Forest firefighters hope it allows the government to better budget for catastrophic wildfires.
The new rule was attached to the budgets for the Department of Interior and U.S. Forest Service.
From Bend, Ethan Lindsey reports on what the FLAME Act could mean in the fire-ravaged Northwest.
The command center of a major wildfire can be a hectic place.
Hundreds, if not thousands, of people eating, sleeping and, oh yeah, fighting a wildfire.
It’s quite a scene.
Paul Bell: “Well, I get out on almost every fire in Oregon, every summer.”
Paul Bell is the assistant state forester at the Oregon Department of Forestry.
He rattles off the budget lines of a wildfire: fire retardant, equipment, bulldozers, helicopters – even transportation to get firefighters to the fire.
Paul Bell: “And then on top of that, you’re also paying daily wages for those folks.”
Plus, the things you don’t see on the evening news.
Paul Bell: “Providing food, feeding the firefighters around the clock, to match up with the shifts firefighters are working.”
A large fire in Oregon right now averages about $2-3 million, Bell says.
And those costs continually increase, year after year, making budgeting tough.
Vicki Christensen: “Those large catastrophic fires consume 90 percent of the acres, and 85 percent of the costs, but they are only 1 percent of total fire numbers.”
Vicki Christensen is a former state forester for Washington, and is now in the same role in Arizona.

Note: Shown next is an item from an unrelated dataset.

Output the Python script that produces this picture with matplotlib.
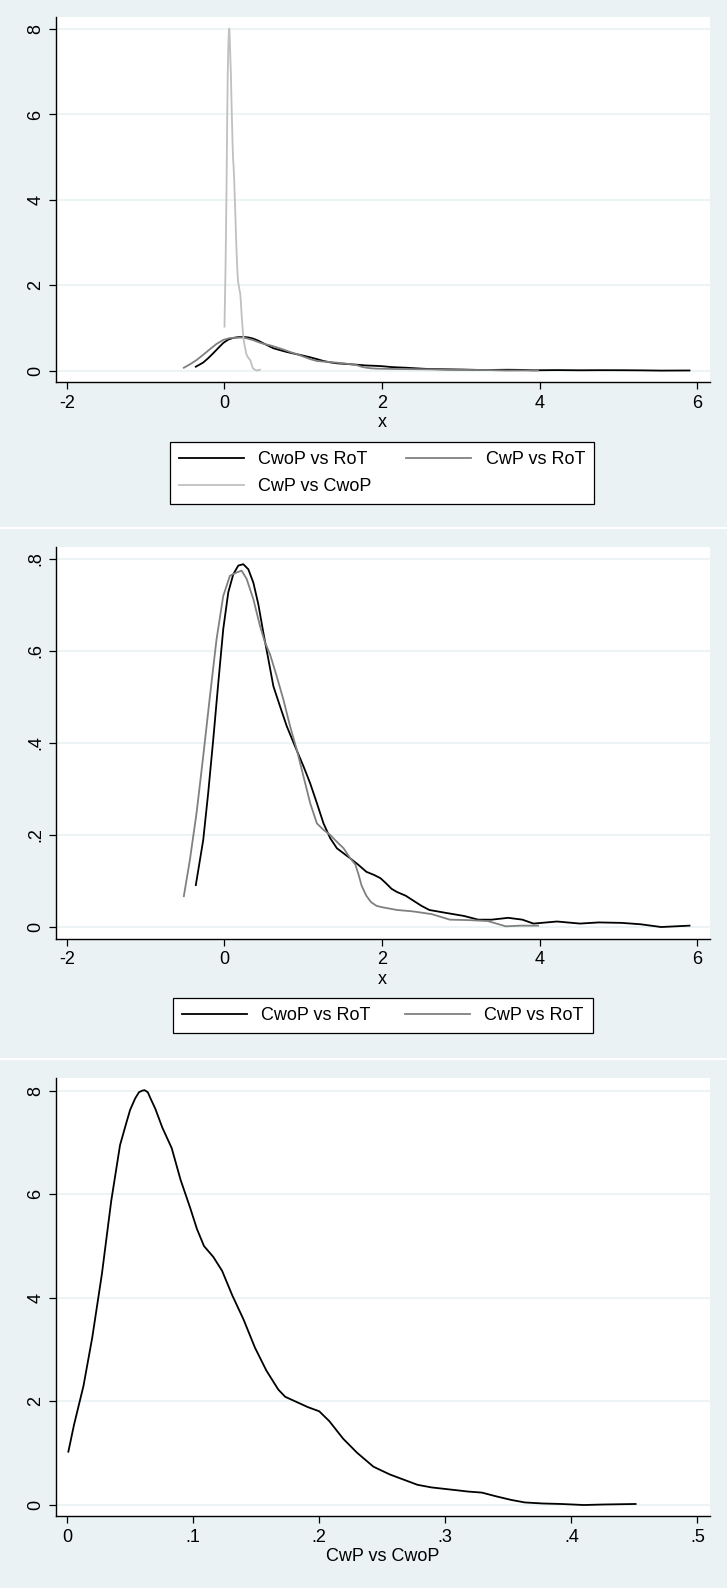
import matplotlib
matplotlib.use("Agg")
import matplotlib.pyplot as plt
from matplotlib.patches import Rectangle
from matplotlib.ticker import FuncFormatter

plt.rcParams["font.family"] = ["Liberation Sans", "DejaVu Sans"]

BG = "#eaf2f3"
GRID = "#eaf2f3"

# kernel density, CwoP vs RoT
cwop_rot_x = [-0.363, -0.269, -0.206, -0.142, -0.078, -0.015, 0.049, 0.112, 0.176, 0.239,
              0.303, 0.367, 0.430, 0.494, 0.558, 0.621, 0.706, 0.791, 0.897, 1.003, 1.088,
              1.173, 1.257, 1.342, 1.427, 1.512, 1.597, 1.7, 1.8, 1.9, 1.98, 2.05, 2.12,
              2.19, 2.3, 2.39, 2.5, 2.6, 2.8, 3.04, 3.22, 3.39, 3.6, 3.78, 3.92, 4.22,
              4.51, 4.75, 5.04, 5.28, 5.54, 5.9]
cwop_rot_y = [0.091, 0.189, 0.291, 0.407, 0.530, 0.647, 0.727, 0.766, 0.785, 0.788,
              0.777, 0.748, 0.701, 0.639, 0.581, 0.523, 0.479, 0.436, 0.392, 0.349, 0.312,
              0.269, 0.225, 0.193, 0.171, 0.160, 0.149, 0.135, 0.12, 0.113, 0.106, 0.095, 0.083,
              0.076, 0.068, 0.058, 0.046, 0.037, 0.031, 0.024, 0.016, 0.016, 0.02, 0.016, 0.0075,
              0.012, 0.0075, 0.01, 0.009, 0.006, 0.0, 0.003]

# kernel density, CwP vs RoT
cwp_rot_x = [-0.515, -0.439, -0.354, -0.269, -0.184, -0.100, -0.015, 0.070, 0.155, 0.218,
             0.282, 0.367, 0.451, 0.515, 0.579, 0.663, 0.748, 0.833, 0.918, 1.003, 1.088,
             1.173, 1.257, 1.342, 1.427, 1.512, 1.597, 1.66, 1.70, 1.74, 1.80, 1.86, 1.93,
             2.0, 2.19, 2.39, 2.63, 2.86, 3.1, 3.34, 3.57, 3.75, 3.98]
cwp_rot_y = [0.067, 0.145, 0.247, 0.371, 0.501, 0.625, 0.719, 0.763, 0.770, 0.774,
             0.756, 0.712, 0.654, 0.618, 0.592, 0.545, 0.494, 0.436, 0.385, 0.327, 0.269,
             0.225, 0.211, 0.200, 0.185, 0.171, 0.149, 0.136, 0.115, 0.09, 0.068, 0.054, 0.046,
             0.043, 0.037, 0.034, 0.028, 0.016, 0.015, 0.013, 0.0015, 0.003, 0.003]

# kernel density, CwP vs CwoP
cwp_cwop_x = [0.001, 0.0055, 0.013, 0.020, 0.0276, 0.035, 0.042, 0.047, 0.050, 0.054, 0.057,
              0.0595, 0.0615, 0.064, 0.066, 0.070, 0.0755, 0.083, 0.090, 0.0976, 0.103, 0.1086,
              0.116, 0.123, 0.131, 0.140, 0.149, 0.158, 0.1675, 0.173, 0.182, 0.191, 0.2, 0.208,
              0.219, 0.230, 0.243, 0.256, 0.267, 0.278, 0.289, 0.300, 0.311, 0.318, 0.329,
              0.340, 0.352, 0.363, 0.377, 0.392, 0.41, 0.425, 0.451]
cwp_cwop_y = [1.03, 1.55, 2.30, 3.24, 4.46, 5.87, 6.95, 7.38, 7.63, 7.85, 7.97,
              8.0, 8.01, 7.97, 7.86, 7.65, 7.29, 6.89, 6.28, 5.74, 5.33, 5.0,
              4.79, 4.52, 4.05, 3.58, 3.04, 2.60, 2.23, 2.09, 1.99, 1.89, 1.81, 1.62,
              1.28, 1.01, 0.74, 0.59, 0.49, 0.39, 0.34, 0.31, 0.28, 0.26, 0.24,
              0.17, 0.10, 0.05, 0.03, 0.02, 0.0, 0.01, 0.02]

labels = ["CwoP vs RoT", "CwP vs RoT", "CwP vs CwoP"]
colors = ["black", "#808080", "#c0c0c0"]

W, H = 727, 1588
fig = plt.figure(figsize=(W / 100, H / 100), dpi=100)
fig.patch.set_facecolor("white")

# panel backgrounds (pixel rows from top)
for top, bot in [(0, 527), (529, 1058), (1060, 1588)]:
    fig.patches.append(Rectangle((0, 1 - bot / H), 1, (bot - top) / H,
                                 transform=fig.transFigure, facecolor=BG,
                                 edgecolor="none", zorder=-10))


def stata_fmt(v, pos):
    s = f"{v:g}"
    if s.startswith("0."):
        s = s[1:]
    elif s.startswith("-0."):
        s = "-" + s[2:]
    return s


def style(ax, yticks, xticks):
    ax.set_facecolor("white")
    for s in ["top", "right"]:
        ax.spines[s].set_visible(False)
    for s in ["left", "bottom"]:
        ax.spines[s].set_color("black")
        ax.spines[s].set_linewidth(1.0)
    ax.set_yticks(yticks)
    ax.set_xticks(xticks)
    ax.yaxis.set_major_formatter(FuncFormatter(stata_fmt))
    ax.xaxis.set_major_formatter(FuncFormatter(stata_fmt))
    ax.tick_params(axis="both", direction="out", length=5, width=0.9, labelsize=13,
                   color="black", labelcolor="black")
    ax.tick_params(axis="y", pad=3)
    ax.tick_params(axis="x", pad=4)
    for lab in ax.get_yticklabels():
        lab.set_rotation(90)
        lab.set_va("center")
    ax.grid(axis="y", color=GRID, linewidth=1.2)
    ax.set_axisbelow(True)


def axes_px(top, bot):
    return fig.add_axes([55.5 / W, 1 - bot / H, 654.5 / W, (bot - top) / H])


leg_kw = dict(fontsize=13, ncol=2, handlelength=3.6, handletextpad=0.8,
              columnspacing=1.9, borderpad=0.5, labelspacing=0.55, borderaxespad=0,
              fancybox=False, framealpha=1, edgecolor="black")

# panel 1
ax1 = axes_px(16.7, 382)
l1, = ax1.plot(cwop_rot_x, cwop_rot_y, color=colors[0], lw=1.3)
l2, = ax1.plot(cwp_rot_x, cwp_rot_y, color=colors[1], lw=1.3)
l3, = ax1.plot(cwp_cwop_x, cwp_cwop_y, color=colors[2], lw=1.3)
ax1.set_xlim(-2.143, 6.16)
ax1.set_ylim(-0.267, 8.29)
style(ax1, [0, 2, 4, 6, 8], [-2, 0, 2, 4, 6])
ax1.set_xlabel("x", fontsize=13, labelpad=2)
# legend fills column-wise, so reorder to get Stata's row-wise layout
lg1 = fig.legend([l1, l3, l2], [labels[0], labels[2], labels[1]], loc="upper center",
                 bbox_to_anchor=(382 / W, 1 - 442 / H), **leg_kw)
lg1.get_frame().set_linewidth(0.9)

# panel 2
ax2 = axes_px(546.7, 939)
m1, = ax2.plot(cwop_rot_x, cwop_rot_y, color=colors[0], lw=1.3)
m2, = ax2.plot(cwp_rot_x, cwp_rot_y, color=colors[1], lw=1.3)
ax2.set_xlim(-2.143, 6.16)
ax2.set_ylim(-0.026, 0.826)
style(ax2, [0, 0.2, 0.4, 0.6, 0.8], [-2, 0, 2, 4, 6])
ax2.set_xlabel("x", fontsize=13, labelpad=2)
lg2 = fig.legend([m1, m2], labels[:2], loc="upper center",
                 bbox_to_anchor=(382.5 / W, 1 - 998 / H), **leg_kw)
lg2.get_frame().set_linewidth(0.9)

# panel 3
ax3 = axes_px(1078, 1516)
ax3.plot(cwp_cwop_x, cwp_cwop_y, color="black", lw=1.3)
ax3.set_xlim(-0.0092, 0.51)
ax3.set_ylim(-0.212, 8.245)
style(ax3, [0, 2, 4, 6, 8], [0, 0.1, 0.2, 0.3, 0.4, 0.5])
ax3.set_xlabel("CwP vs CwoP", fontsize=13, labelpad=2)

fig.savefig("out.png", dpi=100, facecolor=fig.get_facecolor())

In fact, if a region had a particularly bad and expensive fire year, the Forest Service and others have had to borrow money out of other accounts to pay for the firefighters.
Christensen also represents the National Association of State Foresters, which strongly backed the Flame Act.
She says the borrowed money comes out of thinning and other forward-thinking forest management projects – things that could calm or prevent future forest fires.
For instance, in Washington a few years back, she had promised $1.7 million to help communities thin trees and build-up natural protections against fires.
Vicki Christensen: “And then we say, several months later, ‘sorry we’re withdrawing those funds for you to do what we have pressured you to do, in a way, but now we don’t have the funds because we’ve had to go pay for these other fires.”
Portland Democratic Senator Ron Wyden says the FLAME Act builds an account specifically for catastrophic wildfires.
Sen. Ron Wyden: “And without that, what you are robbing Peter to pay Paul. And, recreation and forest restoration and habitat protection end up getting sacrificed to pay for fighting forest fires.”
That firefighting money could only be touched when cabinet secretaries sign off on responding to a critical wildfire.
Critics say all the law does is add another line item to the federal budget, which could increase costs.
Supporters acknowledge that it may end up as a more expensive solution at the front end, but it could save money over time.
Sen. Ron Wyden: “You always want to put the first dollar into prevention. What you want to do is do everything you possibly can to prevent these huge infernos.”
And Wyden and foresters all say that if they can keep the money to help prep for major wildfires – they can reduce the amount and cost of those big ones.